— BEGIN Data segment —

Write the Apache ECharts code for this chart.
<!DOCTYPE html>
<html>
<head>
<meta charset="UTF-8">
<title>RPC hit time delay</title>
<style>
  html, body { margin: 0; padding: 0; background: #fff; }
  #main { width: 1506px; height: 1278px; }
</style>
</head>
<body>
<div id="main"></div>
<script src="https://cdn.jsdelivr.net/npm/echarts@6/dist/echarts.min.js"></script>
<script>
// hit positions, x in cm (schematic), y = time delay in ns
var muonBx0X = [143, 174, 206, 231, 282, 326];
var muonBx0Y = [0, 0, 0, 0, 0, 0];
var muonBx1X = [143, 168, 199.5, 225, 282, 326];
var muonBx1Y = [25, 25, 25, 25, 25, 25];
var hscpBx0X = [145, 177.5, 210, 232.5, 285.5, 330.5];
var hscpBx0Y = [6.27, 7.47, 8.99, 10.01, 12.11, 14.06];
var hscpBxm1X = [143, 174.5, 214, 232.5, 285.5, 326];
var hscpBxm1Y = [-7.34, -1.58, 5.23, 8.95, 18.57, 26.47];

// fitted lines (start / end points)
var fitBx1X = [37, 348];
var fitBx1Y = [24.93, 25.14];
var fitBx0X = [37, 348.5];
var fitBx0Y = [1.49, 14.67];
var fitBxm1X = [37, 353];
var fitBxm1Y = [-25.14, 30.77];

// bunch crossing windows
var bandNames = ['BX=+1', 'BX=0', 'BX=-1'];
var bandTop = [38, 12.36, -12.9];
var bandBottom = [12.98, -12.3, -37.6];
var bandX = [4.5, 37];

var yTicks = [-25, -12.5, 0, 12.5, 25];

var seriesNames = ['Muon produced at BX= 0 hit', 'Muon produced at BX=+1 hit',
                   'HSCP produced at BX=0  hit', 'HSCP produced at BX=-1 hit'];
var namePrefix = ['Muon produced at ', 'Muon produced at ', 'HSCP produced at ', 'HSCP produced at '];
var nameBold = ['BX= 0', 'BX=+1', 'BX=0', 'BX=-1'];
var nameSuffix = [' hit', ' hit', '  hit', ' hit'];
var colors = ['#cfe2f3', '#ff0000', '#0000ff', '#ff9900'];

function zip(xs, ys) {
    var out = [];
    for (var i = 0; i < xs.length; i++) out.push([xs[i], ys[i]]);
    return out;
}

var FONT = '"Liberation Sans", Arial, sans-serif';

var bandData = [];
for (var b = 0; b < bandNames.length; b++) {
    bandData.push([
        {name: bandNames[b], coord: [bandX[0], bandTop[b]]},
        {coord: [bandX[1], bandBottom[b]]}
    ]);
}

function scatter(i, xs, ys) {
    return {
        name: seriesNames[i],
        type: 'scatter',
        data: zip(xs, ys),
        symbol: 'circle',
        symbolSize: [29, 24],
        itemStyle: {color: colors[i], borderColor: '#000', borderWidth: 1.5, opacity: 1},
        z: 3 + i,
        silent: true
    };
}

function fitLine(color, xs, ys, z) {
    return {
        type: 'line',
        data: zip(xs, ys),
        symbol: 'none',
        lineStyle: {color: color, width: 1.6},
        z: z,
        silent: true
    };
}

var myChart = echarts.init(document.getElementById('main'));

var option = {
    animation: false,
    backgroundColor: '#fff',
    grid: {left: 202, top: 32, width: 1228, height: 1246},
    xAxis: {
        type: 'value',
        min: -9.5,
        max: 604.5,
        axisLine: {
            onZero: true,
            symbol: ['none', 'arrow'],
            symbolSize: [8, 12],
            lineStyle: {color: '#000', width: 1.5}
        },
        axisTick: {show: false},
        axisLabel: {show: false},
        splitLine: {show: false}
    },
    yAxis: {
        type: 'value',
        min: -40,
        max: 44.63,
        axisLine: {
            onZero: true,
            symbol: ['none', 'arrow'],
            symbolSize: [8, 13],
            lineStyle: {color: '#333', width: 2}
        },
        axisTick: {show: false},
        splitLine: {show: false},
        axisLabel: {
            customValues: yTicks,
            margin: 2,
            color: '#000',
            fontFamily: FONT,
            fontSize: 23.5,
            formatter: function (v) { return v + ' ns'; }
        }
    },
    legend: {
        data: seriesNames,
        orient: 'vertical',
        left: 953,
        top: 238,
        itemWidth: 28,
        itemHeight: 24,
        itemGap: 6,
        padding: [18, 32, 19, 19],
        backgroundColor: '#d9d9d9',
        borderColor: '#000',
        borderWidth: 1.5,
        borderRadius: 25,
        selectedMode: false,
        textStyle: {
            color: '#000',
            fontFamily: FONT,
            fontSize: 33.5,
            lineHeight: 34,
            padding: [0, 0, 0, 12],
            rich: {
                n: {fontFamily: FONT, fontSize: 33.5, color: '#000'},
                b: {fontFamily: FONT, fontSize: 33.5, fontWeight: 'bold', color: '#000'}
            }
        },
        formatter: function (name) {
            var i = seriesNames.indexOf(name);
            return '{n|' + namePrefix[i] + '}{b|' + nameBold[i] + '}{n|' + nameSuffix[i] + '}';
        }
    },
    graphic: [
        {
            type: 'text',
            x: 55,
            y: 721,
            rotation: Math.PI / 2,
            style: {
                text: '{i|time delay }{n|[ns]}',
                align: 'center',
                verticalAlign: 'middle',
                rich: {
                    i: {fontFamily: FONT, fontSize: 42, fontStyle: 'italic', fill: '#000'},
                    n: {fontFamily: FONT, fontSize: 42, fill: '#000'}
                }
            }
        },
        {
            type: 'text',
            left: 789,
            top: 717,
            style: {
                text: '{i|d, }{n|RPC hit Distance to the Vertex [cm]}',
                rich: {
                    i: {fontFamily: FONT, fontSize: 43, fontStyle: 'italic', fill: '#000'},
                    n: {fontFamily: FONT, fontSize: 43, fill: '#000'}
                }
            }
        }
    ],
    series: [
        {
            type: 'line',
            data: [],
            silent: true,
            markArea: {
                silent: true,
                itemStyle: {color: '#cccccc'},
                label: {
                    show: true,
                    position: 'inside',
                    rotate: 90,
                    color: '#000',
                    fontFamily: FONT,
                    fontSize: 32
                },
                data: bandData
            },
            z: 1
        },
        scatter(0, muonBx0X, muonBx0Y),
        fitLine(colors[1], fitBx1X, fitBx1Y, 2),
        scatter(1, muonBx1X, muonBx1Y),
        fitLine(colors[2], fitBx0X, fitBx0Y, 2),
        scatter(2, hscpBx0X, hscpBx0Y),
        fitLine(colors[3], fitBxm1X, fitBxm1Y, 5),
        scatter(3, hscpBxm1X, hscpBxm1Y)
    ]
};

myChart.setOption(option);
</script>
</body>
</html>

— END Data segment —

Work to be completed :: Type out the full listing again, exactly as given.

Answer ::
Write the Apache ECharts code for this chart.
<!DOCTYPE html>
<html>
<head>
<meta charset="UTF-8">
<title>RPC hit time delay</title>
<style>
  html, body { margin: 0; padding: 0; background: #fff; }
  #main { width: 1506px; height: 1278px; }
</style>
</head>
<body>
<div id="main"></div>
<script src="https://cdn.jsdelivr.net/npm/echarts@6/dist/echarts.min.js"></script>
<script>
// hit positions, x in cm (schematic), y = time delay in ns
var muonBx0X = [143, 174, 206, 231, 282, 326];
var muonBx0Y = [0, 0, 0, 0, 0, 0];
var muonBx1X = [143, 168, 199.5, 225, 282, 326];
var muonBx1Y = [25, 25, 25, 25, 25, 25];
var hscpBx0X = [145, 177.5, 210, 232.5, 285.5, 330.5];
var hscpBx0Y = [6.27, 7.47, 8.99, 10.01, 12.11, 14.06];
var hscpBxm1X = [143, 174.5, 214, 232.5, 285.5, 326];
var hscpBxm1Y = [-7.34, -1.58, 5.23, 8.95, 18.57, 26.47];

// fitted lines (start / end points)
var fitBx1X = [37, 348];
var fitBx1Y = [24.93, 25.14];
var fitBx0X = [37, 348.5];
var fitBx0Y = [1.49, 14.67];
var fitBxm1X = [37, 353];
var fitBxm1Y = [-25.14, 30.77];

// bunch crossing windows
var bandNames = ['BX=+1', 'BX=0', 'BX=-1'];
var bandTop = [38, 12.36, -12.9];
var bandBottom = [12.98, -12.3, -37.6];
var bandX = [4.5, 37];

var yTicks = [-25, -12.5, 0, 12.5, 25];

var seriesNames = ['Muon produced at BX= 0 hit', 'Muon produced at BX=+1 hit',
                   'HSCP produced at BX=0  hit', 'HSCP produced at BX=-1 hit'];
var namePrefix = ['Muon produced at ', 'Muon produced at ', 'HSCP produced at ', 'HSCP produced at '];
var nameBold = ['BX= 0', 'BX=+1', 'BX=0', 'BX=-1'];
var nameSuffix = [' hit', ' hit', '  hit', ' hit'];
var colors = ['#cfe2f3', '#ff0000', '#0000ff', '#ff9900'];

function zip(xs, ys) {
    var out = [];
    for (var i = 0; i < xs.length; i++) out.push([xs[i], ys[i]]);
    return out;
}

var FONT = '"Liberation Sans", Arial, sans-serif';

var bandData = [];
for (var b = 0; b < bandNames.length; b++) {
    bandData.push([
        {name: bandNames[b], coord: [bandX[0], bandTop[b]]},
        {coord: [bandX[1], bandBottom[b]]}
    ]);
}

function scatter(i, xs, ys) {
    return {
        name: seriesNames[i],
        type: 'scatter',
        data: zip(xs, ys),
        symbol: 'circle',
        symbolSize: [29, 24],
        itemStyle: {color: colors[i], borderColor: '#000', borderWidth: 1.5, opacity: 1},
        z: 3 + i,
        silent: true
    };
}

function fitLine(color, xs, ys, z) {
    return {
        type: 'line',
        data: zip(xs, ys),
        symbol: 'none',
        lineStyle: {color: color, width: 1.6},
        z: z,
        silent: true
    };
}

var myChart = echarts.init(document.getElementById('main'));

var option = {
    animation: false,
    backgroundColor: '#fff',
    grid: {left: 202, top: 32, width: 1228, height: 1246},
    xAxis: {
        type: 'value',
        min: -9.5,
        max: 604.5,
        axisLine: {
            onZero: true,
            symbol: ['none', 'arrow'],
            symbolSize: [8, 12],
            lineStyle: {color: '#000', width: 1.5}
        },
        axisTick: {show: false},
        axisLabel: {show: false},
        splitLine: {show: false}
    },
    yAxis: {
        type: 'value',
        min: -40,
        max: 44.63,
        axisLine: {
            onZero: true,
            symbol: ['none', 'arrow'],
            symbolSize: [8, 13],
            lineStyle: {color: '#333', width: 2}
        },
        axisTick: {show: false},
        splitLine: {show: false},
        axisLabel: {
            customValues: yTicks,
            margin: 2,
            color: '#000',
            fontFamily: FONT,
            fontSize: 23.5,
            formatter: function (v) { return v + ' ns'; }
        }
    },
    legend: {
        data: seriesNames,
        orient: 'vertical',
        left: 953,
        top: 238,
        itemWidth: 28,
        itemHeight: 24,
        itemGap: 6,
        padding: [18, 32, 19, 19],
        backgroundColor: '#d9d9d9',
        borderColor: '#000',
        borderWidth: 1.5,
        borderRadius: 25,
        selectedMode: false,
        textStyle: {
            color: '#000',
            fontFamily: FONT,
            fontSize: 33.5,
            lineHeight: 34,
            padding: [0, 0, 0, 12],
            rich: {
                n: {fontFamily: FONT, fontSize: 33.5, color: '#000'},
                b: {fontFamily: FONT, fontSize: 33.5, fontWeight: 'bold', color: '#000'}
            }
        },
        formatter: function (name) {
            var i = seriesNames.indexOf(name);
            return '{n|' + namePrefix[i] + '}{b|' + nameBold[i] + '}{n|' + nameSuffix[i] + '}';
        }
    },
    graphic: [
        {
            type: 'text',
            x: 55,
            y: 721,
            rotation: Math.PI / 2,
            style: {
                text: '{i|time delay }{n|[ns]}',
                align: 'center',
                verticalAlign: 'middle',
                rich: {
                    i: {fontFamily: FONT, fontSize: 42, fontStyle: 'italic', fill: '#000'},
                    n: {fontFamily: FONT, fontSize: 42, fill: '#000'}
                }
            }
        },
        {
            type: 'text',
            left: 789,
            top: 717,
            style: {
                text: '{i|d, }{n|RPC hit Distance to the Vertex [cm]}',
                rich: {
                    i: {fontFamily: FONT, fontSize: 43, fontStyle: 'italic', fill: '#000'},
                    n: {fontFamily: FONT, fontSize: 43, fill: '#000'}
                }
            }
        }
    ],
    series: [
        {
            type: 'line',
            data: [],
            silent: true,
            markArea: {
                silent: true,
                itemStyle: {color: '#cccccc'},
                label: {
                    show: true,
                    position: 'inside',
                    rotate: 90,
                    color: '#000',
                    fontFamily: FONT,
                    fontSize: 32
                },
                data: bandData
            },
            z: 1
        },
        scatter(0, muonBx0X, muonBx0Y),
        fitLine(colors[1], fitBx1X, fitBx1Y, 2),
        scatter(1, muonBx1X, muonBx1Y),
        fitLine(colors[2], fitBx0X, fitBx0Y, 2),
        scatter(2, hscpBx0X, hscpBx0Y),
        fitLine(colors[3], fitBxm1X, fitBxm1Y, 5),
        scatter(3, hscpBxm1X, hscpBxm1Y)
    ]
};

myChart.setOption(option);
</script>
</body>
</html>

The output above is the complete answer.